Maryland Court of Appeals Judge
- In office 1978–1984

Personal details
- Born: Rita Charmatz September 1, 1928 Brooklyn, New York City
- Died: November 11, 1984 (aged 56)
- Education: Goucher College (B.A.) Yale Law School (LL.B.)

= Rita C. Davidson =

American judge

Rita C. Davidson (September 1, 1928 – November 11, 1984) was a lawyer and public servant who was the first woman to serve on the Maryland Court of Appeals.
Davidson was born in Brooklyn, New York City, the daughter of Lithuanian and Latvian Jewish immigrants by way of Russia. She graduated from Goucher College in 1948 and Yale Law School in 1951.

She worked in private practice in Washington, D.C., and was active in politics in Montgomery County, Maryland. In 1970, Governor Marvin Mandel appointed her as the secretary of Employment and Social Services, the first woman named to a Maryland governor's cabinet.

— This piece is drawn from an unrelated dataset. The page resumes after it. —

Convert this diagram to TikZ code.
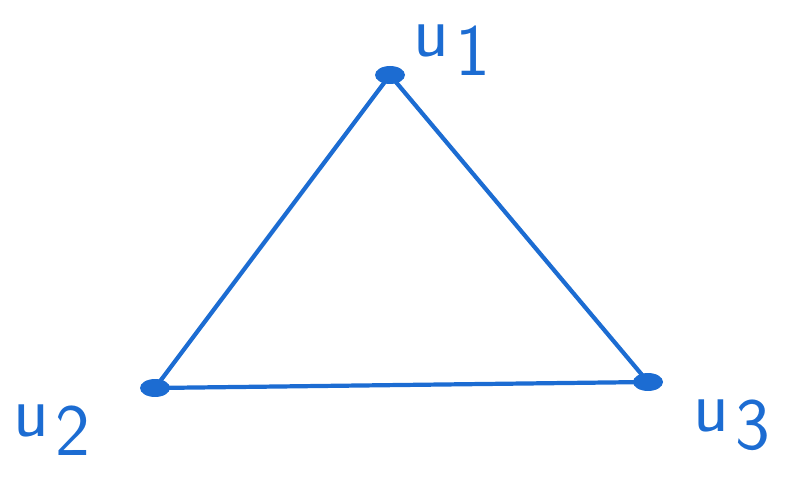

In 1972, Davidson was appointed to the Maryland Court of Special Appeals. In 1978, acting governor Blair Lee III appointed her to a seat on the Maryland Court of Appeals vacated by the death of Justice Irving A. Levine. Davidson was the first woman appointed to the state's highest court.

Davidson died of cancer on November 11, 1984, at her home in Chevy Chase, Maryland.